Could the lines from the start of the data through the line with "const sites = d3.range(0, 102);" be set down exactly, with no pictures among them?

··· Supplied data

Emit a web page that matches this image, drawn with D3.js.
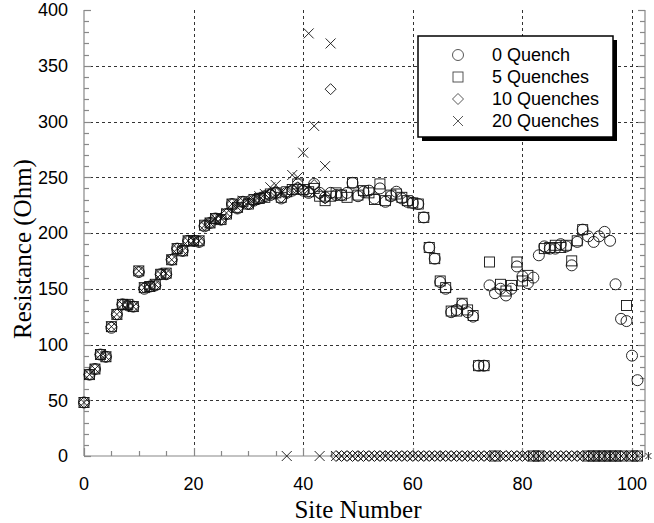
<!DOCTYPE html>
<html>
  <head>
    <meta charset="utf-8" />
    <title>resistance vs site</title>
    <script src="https://d3js.org/d3.v7.min.js"></script>
    <style>
      body { margin: 0; background: #fff; }
      text { font-family: "Liberation Sans", Arial, sans-serif; }
      .title { font-family: "Liberation Serif", "Times New Roman", serif; }
    </style>
  </head>
  <body>
    <script>
      // site numbers 0..101
      const sites = d3.range(0, 102);

      // 0 Quench (circles)
      const q0 = [48, 73, 78, 91, 89, 115, 127, 136, 135, 134, 165, 150, 152, 153, 163, 163, 176, 186, 184, 193,
        193, 192, 206, 209, 213, 212, 217, 226, 222, 228, 226, 229, 231, 233, 234, 236, 231, 236, 238, 240,
        238, 236, 244, 236, 232, 236, 234, 234, 236, 245, 233, 237, 238, 231, 240, 228, 233, 237, 231, 228,
        227, 226, 214, 187, 177, 156, 150, 129, 131, 136, 129, 125, 81, 81, 153, 146, 150, 144, 150, 170,
        161, 155, 160, 180, 188, 186, 186, 190, 188, 171, 192, 203, 197, 192, 197, 201, 193, 154, 123, 121,
        90, 68];

      // 5 Quenches (squares)
      const q5 = [48, 73, 78, 91, 89, 116, 127, 136, 136, 134, 166, 151, 152, 154, 163, 164, 176, 186, 184, 193,
        193, 193, 207, 209, 213, 212, 217, 226, 223, 228, 226, 230, 231, 232, 235, 236, 232, 237, 239, 244,
        239, 237, 240, 233, 229, 233, 236, 234, 232, 245, 234, 238, 236, 230, 244, 229, 234, 235, 232, 229,
        227, 226, 214, 187, 177, 157, 151, 130, 130, 137, 131, 126, 81, 81, 174, 0, 154, 148, 153, 174,
        157, 162, 0, 0, 186, 187, 189, 187, 189, 175, 193, 203, 0, 0, 0, 0, 0, 0, 0, 135,
        0, 0];

      // 10 Quenches (diamonds)
      const q10 = [48, 73, 78, 91, 89, 116, 127, 136, 135, 134, 165, 151, 152, 153, 163, 163, 176, 186, 184, 193,
        193, 192, 207, 209, 213, 212, 217, 226, 222, 228, 226, 229, 231, 233, 235, 237, 232, 236, 239, 241,
        239, 237, 243, 235, 231, 329, 0, 0, 0, 0, 0, 0, 0, 0, 0, 0, 0, 0, 0, 0,
        0, 0, 0, 0, 0, 0, 0, 0, 0, 0, 0, 0, 0, 0, 0, 0, 0, 0, 0, 0,
        0, 0, 0, 0, 0, 0, 0, 0, 0, 0, 0, 0, 0, 0, 0, 0, 0, 0, 0, 0,
        0, 0];

      // 20 Quenches (crosses)
      const q20 = [48, 73, 78, 91, 89, 116, 127, 136, 135, 134, 166, 151, 152, 154, 163, 164, 176, 186, 184, 193,
        193, 193, 207, 209, 213, 213, 218, 226, 223, 229, 227, 230, 233, 235, 241, 243, 236, 0, 252, 250,
        272, 379, 296, 0, 260, 370, 0, 0, 0, 0, 0, 0, 0, 0, 0, 0, 0, 0, 0, 0,
        0, 0, 0, 0, 0, 0, 0, 0, 0, 0, 0, 0, 0, 0, 0, 0, 0, 0, 0, 0,
        0, 0, 0, 0, 0, 0, 0, 0, 0, 0, 0, 0, 0, 0, 0, 0, 0, 0, 0, 0,
        0, 0];

      // one stray point just past the right axis
      const edgeSites = [103];
      const edgeQ20 = [0];

      const legendLabels = ["0 Quench", "5 Quenches", "10 Quenches", "20 Quenches"];
      const xTicks = [0, 20, 40, 60, 80, 100];
      const yTicks = [0, 50, 100, 150, 200, 250, 300, 350, 400];

      const width = 654, height = 523;
      const pLeft = 84, pRight = 645, pTop = 10, pBottom = 456;

      const x = d3.scaleLinear().domain([0, 100]).range([84, 632]);
      const y = d3.scaleLinear().domain([0, 400]).range([pBottom, pTop]);

      const svg = d3.select("body").append("svg")
        .attr("width", width)
        .attr("height", height);

      // grid
      const grid = svg.append("g")
        .attr("stroke", "#333")
        .attr("stroke-width", 1)
        .attr("stroke-dasharray", "3,3");
      grid.selectAll(".vg").data(xTicks.filter(d => d > 0)).enter().append("line")
        .attr("x1", d => Math.round(x(d)) + 0.5).attr("x2", d => Math.round(x(d)) + 0.5)
        .attr("y1", pTop).attr("y2", pBottom);
      grid.selectAll(".hg").data(yTicks.filter(d => d > 0 && d < 400)).enter().append("line")
        .attr("y1", d => Math.round(y(d)) + 0.5).attr("y2", d => Math.round(y(d)) + 0.5)
        .attr("x1", pLeft).attr("x2", pRight);

      // axes frame (left, bottom, right)
      const axisColor = "#888";
      const frame = svg.append("g").attr("stroke", axisColor).attr("stroke-width", 1.2);
      frame.append("line").attr("x1", pLeft).attr("x2", pLeft).attr("y1", pTop).attr("y2", pBottom);
      frame.append("line").attr("x1", pRight).attr("x2", pRight).attr("y1", pTop).attr("y2", pBottom);
      frame.append("line").attr("x1", pLeft).attr("x2", pRight).attr("y1", pBottom).attr("y2", pBottom);

      // y ticks, major every 50, minor every 10, pointing inward on both sides
      d3.range(0, 401, 10).forEach(v => {
        const len = v % 50 === 0 ? 7 : 5;
        const yy = Math.round(y(v)) + 0.5;
        frame.append("line").attr("x1", pLeft).attr("x2", pLeft + len).attr("y1", yy).attr("y2", yy);
        frame.append("line").attr("x1", pRight).attr("x2", pRight - len).attr("y1", yy).attr("y2", yy);
      });
      // x ticks, major every 20, minor every 5
      d3.range(0, 101, 5).forEach(v => {
        const len = v % 20 === 0 ? 8 : 5;
        const xx = Math.round(x(v)) + 0.5;
        frame.append("line").attr("x1", xx).attr("x2", xx).attr("y1", pBottom).attr("y2", pBottom - len);
      });

      // tick labels
      svg.selectAll(".yl").data(yTicks).enter().append("text")
        .attr("x", 68).attr("y", d => y(d))
        .attr("dy", "0.36em")
        .attr("text-anchor", "end")
        .attr("font-size", 18)
        .text(d => d);
      svg.selectAll(".xl").data(xTicks).enter().append("text")
        .attr("x", d => x(d)).attr("y", 490)
        .attr("text-anchor", "middle")
        .attr("font-size", 18)
        .text(d => d);

      // axis titles
      svg.append("text").attr("class", "title")
        .attr("x", 358).attr("y", 518)
        .attr("text-anchor", "middle")
        .attr("font-size", 25)
        .text("Site Number");
      svg.append("text").attr("class", "title")
        .attr("transform", "translate(31,249) rotate(-90)")
        .attr("text-anchor", "middle")
        .attr("font-size", 25)
        .text("Resistance (Ohm)");

      // symbols
      const sym = {
        circle: g => g.append("circle").attr("r", 5.5),
        square: g => g.append("rect").attr("x", -5).attr("y", -5).attr("width", 10).attr("height", 10),
        diamond: g => g.append("path").attr("d", "M0,-5.5L5.5,0L0,5.5L-5.5,0Z"),
        cross: g => g.append("path").attr("d", "M-5,-5L5,5M-5,5L5,-5"),
        star: g => g.append("path").attr("d", "M-3,-3L3,3M-3,3L3,-3M0,-4V4")
      };
      const kinds = ["circle", "square", "diamond", "cross"];

      function drawSeries(xs, vals, kind) {
        const g = svg.append("g")
          .attr("fill", "none")
          .attr("stroke", "#111")
          .attr("stroke-width", 0.9);
        const pts = g.selectAll("g").data(xs.map((s, i) => [s, vals[i]])).enter().append("g")
          .attr("transform", d => `translate(${x(d[0])},${y(d[1])})`);
        pts.each(function () { sym[kind](d3.select(this)); });
      }

      drawSeries(sites, q0, "circle");
      drawSeries(sites, q5, "square");
      drawSeries(sites, q10, "diamond");
      drawSeries(sites, q20, "cross");
      drawSeries(edgeSites, edgeQ20, "star");

      // legend with drop shadow
      const lg = svg.append("g");
      lg.append("rect").attr("x", 422).attr("y", 40).attr("width", 195).attr("height", 101).attr("fill", "#000");
      lg.append("rect").attr("x", 418).attr("y", 36).attr("width", 195).attr("height", 101)
        .attr("fill", "#fff").attr("stroke", "#000").attr("stroke-width", 1.5);
      legendLabels.forEach((lab, i) => {
        const yy = 55 + i * 22;
        const s = lg.append("g")
          .attr("transform", `translate(458,${yy})`)
          .attr("fill", "none").attr("stroke", "#444").attr("stroke-width", 0.9);
        sym[kinds[i]](s);
        lg.append("text")
          .attr("x", 492).attr("y", yy)
          .attr("dy", "0.36em")
          .attr("font-size", 18)
          .text(lab);
      });
    </script>
  </body>
</html>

······

Written solution:
Emit a web page that matches this image, drawn with D3.js.
<!DOCTYPE html>
<html>
  <head>
    <meta charset="utf-8" />
    <title>resistance vs site</title>
    <script src="https://d3js.org/d3.v7.min.js"></script>
    <style>
      body { margin: 0; background: #fff; }
      text { font-family: "Liberation Sans", Arial, sans-serif; }
      .title { font-family: "Liberation Serif", "Times New Roman", serif; }
    </style>
  </head>
  <body>
    <script>
      // site numbers 0..101
      const sites = d3.range(0, 102);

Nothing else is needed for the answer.